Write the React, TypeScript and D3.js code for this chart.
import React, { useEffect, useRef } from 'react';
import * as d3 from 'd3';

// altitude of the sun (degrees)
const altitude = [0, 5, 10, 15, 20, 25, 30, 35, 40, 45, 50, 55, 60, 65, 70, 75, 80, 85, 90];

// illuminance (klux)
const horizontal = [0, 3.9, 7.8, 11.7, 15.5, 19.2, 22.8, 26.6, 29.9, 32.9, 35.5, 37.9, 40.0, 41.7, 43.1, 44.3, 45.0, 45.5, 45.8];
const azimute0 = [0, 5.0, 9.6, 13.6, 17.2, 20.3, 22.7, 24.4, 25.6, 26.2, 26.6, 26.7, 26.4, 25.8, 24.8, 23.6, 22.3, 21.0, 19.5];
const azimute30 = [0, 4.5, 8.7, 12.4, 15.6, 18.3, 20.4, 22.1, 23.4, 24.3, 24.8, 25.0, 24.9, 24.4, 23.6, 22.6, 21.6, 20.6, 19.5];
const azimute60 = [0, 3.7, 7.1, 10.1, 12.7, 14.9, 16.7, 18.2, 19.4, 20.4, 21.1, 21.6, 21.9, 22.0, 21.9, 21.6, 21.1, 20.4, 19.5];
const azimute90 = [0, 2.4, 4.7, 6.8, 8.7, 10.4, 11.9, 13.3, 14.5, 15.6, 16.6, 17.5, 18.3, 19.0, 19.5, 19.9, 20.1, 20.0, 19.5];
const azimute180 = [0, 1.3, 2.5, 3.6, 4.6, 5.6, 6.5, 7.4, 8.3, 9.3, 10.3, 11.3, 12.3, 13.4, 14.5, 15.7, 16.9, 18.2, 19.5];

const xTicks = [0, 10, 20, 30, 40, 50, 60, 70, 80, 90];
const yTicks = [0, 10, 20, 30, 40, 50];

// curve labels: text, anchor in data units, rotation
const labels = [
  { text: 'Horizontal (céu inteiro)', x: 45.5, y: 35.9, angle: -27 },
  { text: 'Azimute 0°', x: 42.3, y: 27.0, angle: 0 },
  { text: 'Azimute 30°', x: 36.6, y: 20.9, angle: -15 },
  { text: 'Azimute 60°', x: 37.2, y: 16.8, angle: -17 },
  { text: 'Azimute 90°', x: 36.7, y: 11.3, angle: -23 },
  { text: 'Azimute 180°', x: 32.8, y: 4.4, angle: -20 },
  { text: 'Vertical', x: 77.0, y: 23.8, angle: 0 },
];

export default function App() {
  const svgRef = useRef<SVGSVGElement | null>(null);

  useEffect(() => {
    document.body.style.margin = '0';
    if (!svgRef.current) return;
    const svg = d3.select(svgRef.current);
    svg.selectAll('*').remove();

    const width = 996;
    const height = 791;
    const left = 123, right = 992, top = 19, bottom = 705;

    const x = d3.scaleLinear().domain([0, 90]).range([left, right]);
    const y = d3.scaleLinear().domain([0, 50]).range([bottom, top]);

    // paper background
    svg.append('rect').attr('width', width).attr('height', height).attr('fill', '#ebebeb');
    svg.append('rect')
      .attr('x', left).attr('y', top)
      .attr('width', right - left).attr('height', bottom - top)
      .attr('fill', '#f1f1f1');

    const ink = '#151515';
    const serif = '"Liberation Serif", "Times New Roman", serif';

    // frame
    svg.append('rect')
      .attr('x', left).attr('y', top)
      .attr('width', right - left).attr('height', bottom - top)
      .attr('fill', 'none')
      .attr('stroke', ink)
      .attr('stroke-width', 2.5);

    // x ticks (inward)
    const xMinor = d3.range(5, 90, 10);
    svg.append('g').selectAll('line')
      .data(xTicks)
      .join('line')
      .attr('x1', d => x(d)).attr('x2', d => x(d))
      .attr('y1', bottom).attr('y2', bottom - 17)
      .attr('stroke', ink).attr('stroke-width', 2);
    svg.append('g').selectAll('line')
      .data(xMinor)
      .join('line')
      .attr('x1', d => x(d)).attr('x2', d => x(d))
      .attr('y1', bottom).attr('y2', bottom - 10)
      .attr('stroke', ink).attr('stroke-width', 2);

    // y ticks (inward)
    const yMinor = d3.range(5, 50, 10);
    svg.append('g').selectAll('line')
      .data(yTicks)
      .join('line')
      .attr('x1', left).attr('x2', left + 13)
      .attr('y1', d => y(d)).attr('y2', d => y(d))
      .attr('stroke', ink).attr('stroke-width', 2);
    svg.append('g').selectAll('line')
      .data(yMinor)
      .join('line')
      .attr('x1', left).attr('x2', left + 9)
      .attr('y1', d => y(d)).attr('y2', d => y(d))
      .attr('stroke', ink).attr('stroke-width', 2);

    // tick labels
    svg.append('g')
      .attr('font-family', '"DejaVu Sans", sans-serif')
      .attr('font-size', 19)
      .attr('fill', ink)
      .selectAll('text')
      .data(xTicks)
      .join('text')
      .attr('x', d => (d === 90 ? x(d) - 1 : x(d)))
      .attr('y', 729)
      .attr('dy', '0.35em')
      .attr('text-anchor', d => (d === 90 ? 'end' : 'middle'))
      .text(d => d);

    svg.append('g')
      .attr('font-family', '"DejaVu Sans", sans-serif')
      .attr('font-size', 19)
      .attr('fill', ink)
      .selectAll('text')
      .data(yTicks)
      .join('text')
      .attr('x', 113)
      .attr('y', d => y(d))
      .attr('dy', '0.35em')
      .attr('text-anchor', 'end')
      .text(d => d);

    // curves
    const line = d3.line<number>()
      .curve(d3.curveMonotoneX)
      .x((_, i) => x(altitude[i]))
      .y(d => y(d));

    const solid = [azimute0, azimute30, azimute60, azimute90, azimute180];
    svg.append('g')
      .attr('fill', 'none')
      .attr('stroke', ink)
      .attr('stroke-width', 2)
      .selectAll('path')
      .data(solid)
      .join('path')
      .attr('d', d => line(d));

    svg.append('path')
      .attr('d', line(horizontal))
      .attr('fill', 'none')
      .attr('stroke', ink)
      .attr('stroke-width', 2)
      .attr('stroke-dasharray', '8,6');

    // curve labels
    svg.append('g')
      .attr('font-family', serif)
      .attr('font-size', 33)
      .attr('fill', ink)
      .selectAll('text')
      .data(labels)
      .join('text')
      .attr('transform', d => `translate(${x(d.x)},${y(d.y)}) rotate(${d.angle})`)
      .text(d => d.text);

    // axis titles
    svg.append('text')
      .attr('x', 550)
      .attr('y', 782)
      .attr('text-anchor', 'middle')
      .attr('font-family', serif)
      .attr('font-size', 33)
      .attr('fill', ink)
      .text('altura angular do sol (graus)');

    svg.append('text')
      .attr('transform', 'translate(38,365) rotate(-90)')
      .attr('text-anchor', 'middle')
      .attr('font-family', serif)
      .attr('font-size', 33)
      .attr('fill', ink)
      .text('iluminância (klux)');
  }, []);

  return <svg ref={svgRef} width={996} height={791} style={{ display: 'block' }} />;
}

---*---

Aim:
Retype the listing exactly, in full.

Reply:
Write the React, TypeScript and D3.js code for this chart.
import React, { useEffect, useRef } from 'react';
import * as d3 from 'd3';

// altitude of the sun (degrees)
const altitude = [0, 5, 10, 15, 20, 25, 30, 35, 40, 45, 50, 55, 60, 65, 70, 75, 80, 85, 90];

// illuminance (klux)
const horizontal = [0, 3.9, 7.8, 11.7, 15.5, 19.2, 22.8, 26.6, 29.9, 32.9, 35.5, 37.9, 40.0, 41.7, 43.1, 44.3, 45.0, 45.5, 45.8];
const azimute0 = [0, 5.0, 9.6, 13.6, 17.2, 20.3, 22.7, 24.4, 25.6, 26.2, 26.6, 26.7, 26.4, 25.8, 24.8, 23.6, 22.3, 21.0, 19.5];
const azimute30 = [0, 4.5, 8.7, 12.4, 15.6, 18.3, 20.4, 22.1, 23.4, 24.3, 24.8, 25.0, 24.9, 24.4, 23.6, 22.6, 21.6, 20.6, 19.5];
const azimute60 = [0, 3.7, 7.1, 10.1, 12.7, 14.9, 16.7, 18.2, 19.4, 20.4, 21.1, 21.6, 21.9, 22.0, 21.9, 21.6, 21.1, 20.4, 19.5];
const azimute90 = [0, 2.4, 4.7, 6.8, 8.7, 10.4, 11.9, 13.3, 14.5, 15.6, 16.6, 17.5, 18.3, 19.0, 19.5, 19.9, 20.1, 20.0, 19.5];
const azimute180 = [0, 1.3, 2.5, 3.6, 4.6, 5.6, 6.5, 7.4, 8.3, 9.3, 10.3, 11.3, 12.3, 13.4, 14.5, 15.7, 16.9, 18.2, 19.5];

const xTicks = [0, 10, 20, 30, 40, 50, 60, 70, 80, 90];
const yTicks = [0, 10, 20, 30, 40, 50];

// curve labels: text, anchor in data units, rotation
const labels = [
  { text: 'Horizontal (céu inteiro)', x: 45.5, y: 35.9, angle: -27 },
  { text: 'Azimute 0°', x: 42.3, y: 27.0, angle: 0 },
  { text: 'Azimute 30°', x: 36.6, y: 20.9, angle: -15 },
  { text: 'Azimute 60°', x: 37.2, y: 16.8, angle: -17 },
  { text: 'Azimute 90°', x: 36.7, y: 11.3, angle: -23 },
  { text: 'Azimute 180°', x: 32.8, y: 4.4, angle: -20 },
  { text: 'Vertical', x: 77.0, y: 23.8, angle: 0 },
];

export default function App() {
  const svgRef = useRef<SVGSVGElement | null>(null);

  useEffect(() => {
    document.body.style.margin = '0';
    if (!svgRef.current) return;
    const svg = d3.select(svgRef.current);
    svg.selectAll('*').remove();

    const width = 996;
    const height = 791;
    const left = 123, right = 992, top = 19, bottom = 705;

    const x = d3.scaleLinear().domain([0, 90]).range([left, right]);
    const y = d3.scaleLinear().domain([0, 50]).range([bottom, top]);

    // paper background
    svg.append('rect').attr('width', width).attr('height', height).attr('fill', '#ebebeb');
    svg.append('rect')
      .attr('x', left).attr('y', top)
      .attr('width', right - left).attr('height', bottom - top)
      .attr('fill', '#f1f1f1');

    const ink = '#151515';
    const serif = '"Liberation Serif", "Times New Roman", serif';

    // frame
    svg.append('rect')
      .attr('x', left).attr('y', top)
      .attr('width', right - left).attr('height', bottom - top)
      .attr('fill', 'none')
      .attr('stroke', ink)
      .attr('stroke-width', 2.5);

    // x ticks (inward)
    const xMinor = d3.range(5, 90, 10);
    svg.append('g').selectAll('line')
      .data(xTicks)
      .join('line')
      .attr('x1', d => x(d)).attr('x2', d => x(d))
      .attr('y1', bottom).attr('y2', bottom - 17)
      .attr('stroke', ink).attr('stroke-width', 2);
    svg.append('g').selectAll('line')
      .data(xMinor)
      .join('line')
      .attr('x1', d => x(d)).attr('x2', d => x(d))
      .attr('y1', bottom).attr('y2', bottom - 10)
      .attr('stroke', ink).attr('stroke-width', 2);

    // y ticks (inward)
    const yMinor = d3.range(5, 50, 10);
    svg.append('g').selectAll('line')
      .data(yTicks)
      .join('line')
      .attr('x1', left).attr('x2', left + 13)
      .attr('y1', d => y(d)).attr('y2', d => y(d))
      .attr('stroke', ink).attr('stroke-width', 2);
    svg.append('g').selectAll('line')
      .data(yMinor)
      .join('line')
      .attr('x1', left).attr('x2', left + 9)
      .attr('y1', d => y(d)).attr('y2', d => y(d))
      .attr('stroke', ink).attr('stroke-width', 2);

    // tick labels
    svg.append('g')
      .attr('font-family', '"DejaVu Sans", sans-serif')
      .attr('font-size', 19)
      .attr('fill', ink)
      .selectAll('text')
      .data(xTicks)
      .join('text')
      .attr('x', d => (d === 90 ? x(d) - 1 : x(d)))
      .attr('y', 729)
      .attr('dy', '0.35em')
      .attr('text-anchor', d => (d === 90 ? 'end' : 'middle'))
      .text(d => d);

    svg.append('g')
      .attr('font-family', '"DejaVu Sans", sans-serif')
      .attr('font-size', 19)
      .attr('fill', ink)
      .selectAll('text')
      .data(yTicks)
      .join('text')
      .attr('x', 113)
      .attr('y', d => y(d))
      .attr('dy', '0.35em')
      .attr('text-anchor', 'end')
      .text(d => d);

    // curves
    const line = d3.line<number>()
      .curve(d3.curveMonotoneX)
      .x((_, i) => x(altitude[i]))
      .y(d => y(d));

    const solid = [azimute0, azimute30, azimute60, azimute90, azimute180];
    svg.append('g')
      .attr('fill', 'none')
      .attr('stroke', ink)
      .attr('stroke-width', 2)
      .selectAll('path')
      .data(solid)
      .join('path')
      .attr('d', d => line(d));

    svg.append('path')
      .attr('d', line(horizontal))
      .attr('fill', 'none')
      .attr('stroke', ink)
      .attr('stroke-width', 2)
      .attr('stroke-dasharray', '8,6');

    // curve labels
    svg.append('g')
      .attr('font-family', serif)
      .attr('font-size', 33)
      .attr('fill', ink)
      .selectAll('text')
      .data(labels)
      .join('text')
      .attr('transform', d => `translate(${x(d.x)},${y(d.y)}) rotate(${d.angle})`)
      .text(d => d.text);

    // axis titles
    svg.append('text')
      .attr('x', 550)
      .attr('y', 782)
      .attr('text-anchor', 'middle')
      .attr('font-family', serif)
      .attr('font-size', 33)
      .attr('fill', ink)
      .text('altura angular do sol (graus)');

    svg.append('text')
      .attr('transform', 'translate(38,365) rotate(-90)')
      .attr('text-anchor', 'middle')
      .attr('font-family', serif)
      .attr('font-size', 33)
      .attr('fill', ink)
      .text('iluminância (klux)');
  }, []);

  return <svg ref={svgRef} width={996} height={791} style={{ display: 'block' }} />;
}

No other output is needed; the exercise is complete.